One of my favorite movies at this year’s Sundance Film Festival was Cube director Vincenzo Natali’s Splice. The movie, starring Adrien Brody and Sarah Polley, is a weird-ass modern day Frankenstein tale about genetic manipulation, and it just keeps getting stranger and stranger over the course of its running time. You can read my review of it right here. Walking out of Splice I was impressed, but I thought that a film as flat out odd as this one must be a small arthouse release.
Wrong! It turns out that Joel Silver and the folks at Dark Castle (and by the transitive property the folks at Warner Bros) have some major balls, and they’re stepping up to the plate for Splice. They’re in the final stages of buying the film – which was heavily bid upon at the festival – and promising it a massive 3,000 screen release with a marketing budget of at least 25 million dollars. That’s huge, and it’s doubly huge for a film like this.
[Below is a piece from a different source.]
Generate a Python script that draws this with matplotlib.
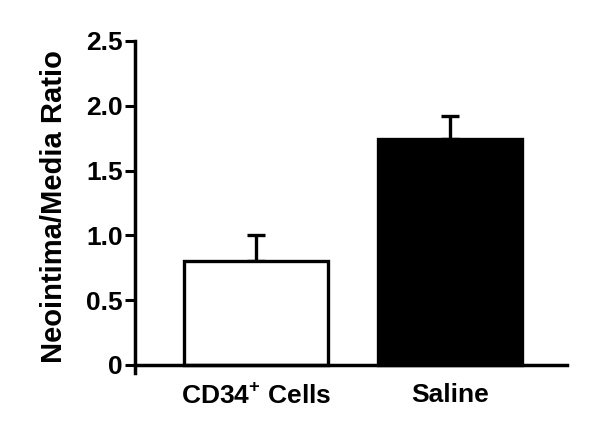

This is exciting news, since all too often the best movies I see at Sundance – even the commercial and genre ones – don’t get wide releases. Splice is very much a tough sell, but going in on 3,000 screens means these folks intend to try and really sell it. What will make this trickier is that the tone of Splice isn’t easy to get across in ads; while not a horror comedy per se, it is a movie that definitely isn’t taking itself too seriously. Best of luck to them, and expect to see us at CHUD pimping the hell out of this movie, which is brave and unique and more than a little awesome.